[Start PROVIDED DATA]

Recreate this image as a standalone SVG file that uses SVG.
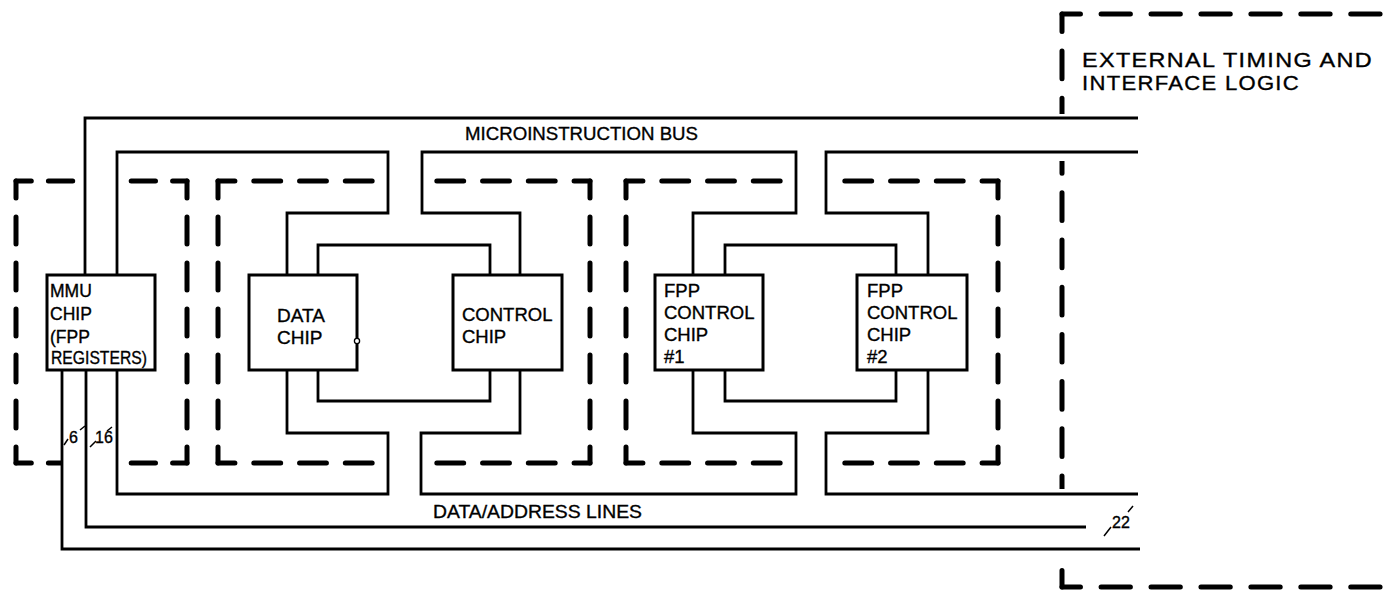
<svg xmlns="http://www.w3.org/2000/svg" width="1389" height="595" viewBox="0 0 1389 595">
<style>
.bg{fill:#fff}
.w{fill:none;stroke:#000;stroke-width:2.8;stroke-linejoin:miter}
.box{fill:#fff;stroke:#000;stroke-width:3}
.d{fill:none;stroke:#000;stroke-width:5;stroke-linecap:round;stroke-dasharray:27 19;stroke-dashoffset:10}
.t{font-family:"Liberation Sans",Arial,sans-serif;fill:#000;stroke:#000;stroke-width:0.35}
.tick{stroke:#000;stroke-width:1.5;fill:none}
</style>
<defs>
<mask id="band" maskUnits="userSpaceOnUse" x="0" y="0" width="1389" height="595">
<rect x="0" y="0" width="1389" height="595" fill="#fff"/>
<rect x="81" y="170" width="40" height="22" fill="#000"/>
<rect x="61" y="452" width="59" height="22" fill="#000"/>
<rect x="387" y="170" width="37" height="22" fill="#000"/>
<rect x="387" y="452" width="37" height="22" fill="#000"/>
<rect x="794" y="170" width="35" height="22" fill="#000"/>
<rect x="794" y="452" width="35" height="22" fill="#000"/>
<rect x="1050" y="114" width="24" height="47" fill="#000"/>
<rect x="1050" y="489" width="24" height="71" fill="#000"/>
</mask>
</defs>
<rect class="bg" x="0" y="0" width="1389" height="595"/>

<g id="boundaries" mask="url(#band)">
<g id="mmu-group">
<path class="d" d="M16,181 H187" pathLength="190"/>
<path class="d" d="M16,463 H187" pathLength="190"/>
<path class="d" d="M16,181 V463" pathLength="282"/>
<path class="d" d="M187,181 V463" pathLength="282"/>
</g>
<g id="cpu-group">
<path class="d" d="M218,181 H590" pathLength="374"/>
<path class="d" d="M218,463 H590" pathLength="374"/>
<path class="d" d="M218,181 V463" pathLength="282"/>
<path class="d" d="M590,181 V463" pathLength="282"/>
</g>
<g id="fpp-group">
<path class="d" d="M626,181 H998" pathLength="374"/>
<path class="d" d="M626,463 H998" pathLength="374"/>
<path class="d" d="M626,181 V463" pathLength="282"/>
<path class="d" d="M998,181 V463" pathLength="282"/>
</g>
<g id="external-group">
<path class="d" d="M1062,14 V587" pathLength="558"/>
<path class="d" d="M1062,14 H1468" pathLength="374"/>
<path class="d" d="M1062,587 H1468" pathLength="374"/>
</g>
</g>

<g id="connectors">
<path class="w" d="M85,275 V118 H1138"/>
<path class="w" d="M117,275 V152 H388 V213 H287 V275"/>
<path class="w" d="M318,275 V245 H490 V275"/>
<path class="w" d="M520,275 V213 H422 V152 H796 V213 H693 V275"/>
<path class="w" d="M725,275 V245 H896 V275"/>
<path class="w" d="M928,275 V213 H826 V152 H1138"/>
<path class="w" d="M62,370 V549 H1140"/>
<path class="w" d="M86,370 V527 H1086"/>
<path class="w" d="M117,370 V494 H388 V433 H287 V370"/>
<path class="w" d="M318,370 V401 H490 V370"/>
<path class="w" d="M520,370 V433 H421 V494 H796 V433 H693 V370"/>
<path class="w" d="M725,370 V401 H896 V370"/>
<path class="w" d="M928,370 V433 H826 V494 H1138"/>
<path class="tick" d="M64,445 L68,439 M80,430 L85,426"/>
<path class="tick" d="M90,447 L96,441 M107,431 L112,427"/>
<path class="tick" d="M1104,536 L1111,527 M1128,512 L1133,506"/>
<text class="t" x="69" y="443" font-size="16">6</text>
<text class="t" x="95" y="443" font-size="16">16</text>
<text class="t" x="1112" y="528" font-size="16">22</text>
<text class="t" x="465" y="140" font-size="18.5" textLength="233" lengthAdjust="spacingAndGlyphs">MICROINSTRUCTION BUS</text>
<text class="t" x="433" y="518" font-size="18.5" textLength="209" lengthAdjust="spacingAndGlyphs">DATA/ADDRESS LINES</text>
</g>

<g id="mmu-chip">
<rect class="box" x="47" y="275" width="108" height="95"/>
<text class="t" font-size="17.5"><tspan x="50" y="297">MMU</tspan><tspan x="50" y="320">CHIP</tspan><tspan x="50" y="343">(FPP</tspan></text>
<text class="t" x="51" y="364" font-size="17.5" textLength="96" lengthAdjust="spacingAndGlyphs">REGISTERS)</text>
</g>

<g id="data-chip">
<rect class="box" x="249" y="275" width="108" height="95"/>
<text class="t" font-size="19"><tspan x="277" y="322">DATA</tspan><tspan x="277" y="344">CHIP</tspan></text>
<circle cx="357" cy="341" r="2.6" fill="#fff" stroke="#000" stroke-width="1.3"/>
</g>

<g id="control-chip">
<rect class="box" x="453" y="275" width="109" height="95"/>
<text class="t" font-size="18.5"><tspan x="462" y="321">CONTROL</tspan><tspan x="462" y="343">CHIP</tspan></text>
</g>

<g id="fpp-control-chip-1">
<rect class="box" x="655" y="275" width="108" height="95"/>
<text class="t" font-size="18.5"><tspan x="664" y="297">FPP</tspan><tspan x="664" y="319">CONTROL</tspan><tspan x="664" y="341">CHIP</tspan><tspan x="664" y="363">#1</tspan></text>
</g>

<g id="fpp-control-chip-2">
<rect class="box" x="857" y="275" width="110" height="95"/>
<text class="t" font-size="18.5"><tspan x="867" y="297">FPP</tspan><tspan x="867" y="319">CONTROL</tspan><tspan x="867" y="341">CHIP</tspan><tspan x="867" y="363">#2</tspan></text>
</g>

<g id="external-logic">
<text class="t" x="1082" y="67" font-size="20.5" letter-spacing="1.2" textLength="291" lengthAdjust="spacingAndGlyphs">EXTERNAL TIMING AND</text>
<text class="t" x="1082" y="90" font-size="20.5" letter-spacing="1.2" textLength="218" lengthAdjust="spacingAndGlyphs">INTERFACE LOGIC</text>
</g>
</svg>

[End PROVIDED DATA]

[PROMPT] Skip the images and write out the rest of the listing exactly.

[RESPONSE]
Recreate this image as a standalone SVG file that uses SVG.
<svg xmlns="http://www.w3.org/2000/svg" width="1389" height="595" viewBox="0 0 1389 595">
<style>
.bg{fill:#fff}
.w{fill:none;stroke:#000;stroke-width:2.8;stroke-linejoin:miter}
.box{fill:#fff;stroke:#000;stroke-width:3}
.d{fill:none;stroke:#000;stroke-width:5;stroke-linecap:round;stroke-dasharray:27 19;stroke-dashoffset:10}
.t{font-family:"Liberation Sans",Arial,sans-serif;fill:#000;stroke:#000;stroke-width:0.35}
.tick{stroke:#000;stroke-width:1.5;fill:none}
</style>
<defs>
<mask id="band" maskUnits="userSpaceOnUse" x="0" y="0" width="1389" height="595">
<rect x="0" y="0" width="1389" height="595" fill="#fff"/>
<rect x="81" y="170" width="40" height="22" fill="#000"/>
<rect x="61" y="452" width="59" height="22" fill="#000"/>
<rect x="387" y="170" width="37" height="22" fill="#000"/>
<rect x="387" y="452" width="37" height="22" fill="#000"/>
<rect x="794" y="170" width="35" height="22" fill="#000"/>
<rect x="794" y="452" width="35" height="22" fill="#000"/>
<rect x="1050" y="114" width="24" height="47" fill="#000"/>
<rect x="1050" y="489" width="24" height="71" fill="#000"/>
</mask>
</defs>
<rect class="bg" x="0" y="0" width="1389" height="595"/>

<g id="boundaries" mask="url(#band)">
<g id="mmu-group">
<path class="d" d="M16,181 H187" pathLength="190"/>
<path class="d" d="M16,463 H187" pathLength="190"/>
<path class="d" d="M16,181 V463" pathLength="282"/>
<path class="d" d="M187,181 V463" pathLength="282"/>
</g>
<g id="cpu-group">
<path class="d" d="M218,181 H590" pathLength="374"/>
<path class="d" d="M218,463 H590" pathLength="374"/>
<path class="d" d="M218,181 V463" pathLength="282"/>
<path class="d" d="M590,181 V463" pathLength="282"/>
</g>
<g id="fpp-group">
<path class="d" d="M626,181 H998" pathLength="374"/>
<path class="d" d="M626,463 H998" pathLength="374"/>
<path class="d" d="M626,181 V463" pathLength="282"/>
<path class="d" d="M998,181 V463" pathLength="282"/>
</g>
<g id="external-group">
<path class="d" d="M1062,14 V587" pathLength="558"/>
<path class="d" d="M1062,14 H1468" pathLength="374"/>
<path class="d" d="M1062,587 H1468" pathLength="374"/>
</g>
</g>

<g id="connectors">
<path class="w" d="M85,275 V118 H1138"/>
<path class="w" d="M117,275 V152 H388 V213 H287 V275"/>
<path class="w" d="M318,275 V245 H490 V275"/>
<path class="w" d="M520,275 V213 H422 V152 H796 V213 H693 V275"/>
<path class="w" d="M725,275 V245 H896 V275"/>
<path class="w" d="M928,275 V213 H826 V152 H1138"/>
<path class="w" d="M62,370 V549 H1140"/>
<path class="w" d="M86,370 V527 H1086"/>
<path class="w" d="M117,370 V494 H388 V433 H287 V370"/>
<path class="w" d="M318,370 V401 H490 V370"/>
<path class="w" d="M520,370 V433 H421 V494 H796 V433 H693 V370"/>
<path class="w" d="M725,370 V401 H896 V370"/>
<path class="w" d="M928,370 V433 H826 V494 H1138"/>
<path class="tick" d="M64,445 L68,439 M80,430 L85,426"/>
<path class="tick" d="M90,447 L96,441 M107,431 L112,427"/>
<path class="tick" d="M1104,536 L1111,527 M1128,512 L1133,506"/>
<text class="t" x="69" y="443" font-size="16">6</text>
<text class="t" x="95" y="443" font-size="16">16</text>
<text class="t" x="1112" y="528" font-size="16">22</text>
<text class="t" x="465" y="140" font-size="18.5" textLength="233" lengthAdjust="spacingAndGlyphs">MICROINSTRUCTION BUS</text>
<text class="t" x="433" y="518" font-size="18.5" textLength="209" lengthAdjust="spacingAndGlyphs">DATA/ADDRESS LINES</text>
</g>

<g id="mmu-chip">
<rect class="box" x="47" y="275" width="108" height="95"/>
<text class="t" font-size="17.5"><tspan x="50" y="297">MMU</tspan><tspan x="50" y="320">CHIP</tspan><tspan x="50" y="343">(FPP</tspan></text>
<text class="t" x="51" y="364" font-size="17.5" textLength="96" lengthAdjust="spacingAndGlyphs">REGISTERS)</text>
</g>

<g id="data-chip">
<rect class="box" x="249" y="275" width="108" height="95"/>
<text class="t" font-size="19"><tspan x="277" y="322">DATA</tspan><tspan x="277" y="344">CHIP</tspan></text>
<circle cx="357" cy="341" r="2.6" fill="#fff" stroke="#000" stroke-width="1.3"/>
</g>

<g id="control-chip">
<rect class="box" x="453" y="275" width="109" height="95"/>
<text class="t" font-size="18.5"><tspan x="462" y="321">CONTROL</tspan><tspan x="462" y="343">CHIP</tspan></text>
</g>

<g id="fpp-control-chip-1">
<rect class="box" x="655" y="275" width="108" height="95"/>
<text class="t" font-size="18.5"><tspan x="664" y="297">FPP</tspan><tspan x="664" y="319">CONTROL</tspan><tspan x="664" y="341">CHIP</tspan><tspan x="664" y="363">#1</tspan></text>
</g>

<g id="fpp-control-chip-2">
<rect class="box" x="857" y="275" width="110" height="95"/>
<text class="t" font-size="18.5"><tspan x="867" y="297">FPP</tspan><tspan x="867" y="319">CONTROL</tspan><tspan x="867" y="341">CHIP</tspan><tspan x="867" y="363">#2</tspan></text>
</g>

<g id="external-logic">
<text class="t" x="1082" y="67" font-size="20.5" letter-spacing="1.2" textLength="291" lengthAdjust="spacingAndGlyphs">EXTERNAL TIMING AND</text>
<text class="t" x="1082" y="90" font-size="20.5" letter-spacing="1.2" textLength="218" lengthAdjust="spacingAndGlyphs">INTERFACE LOGIC</text>
</g>
</svg>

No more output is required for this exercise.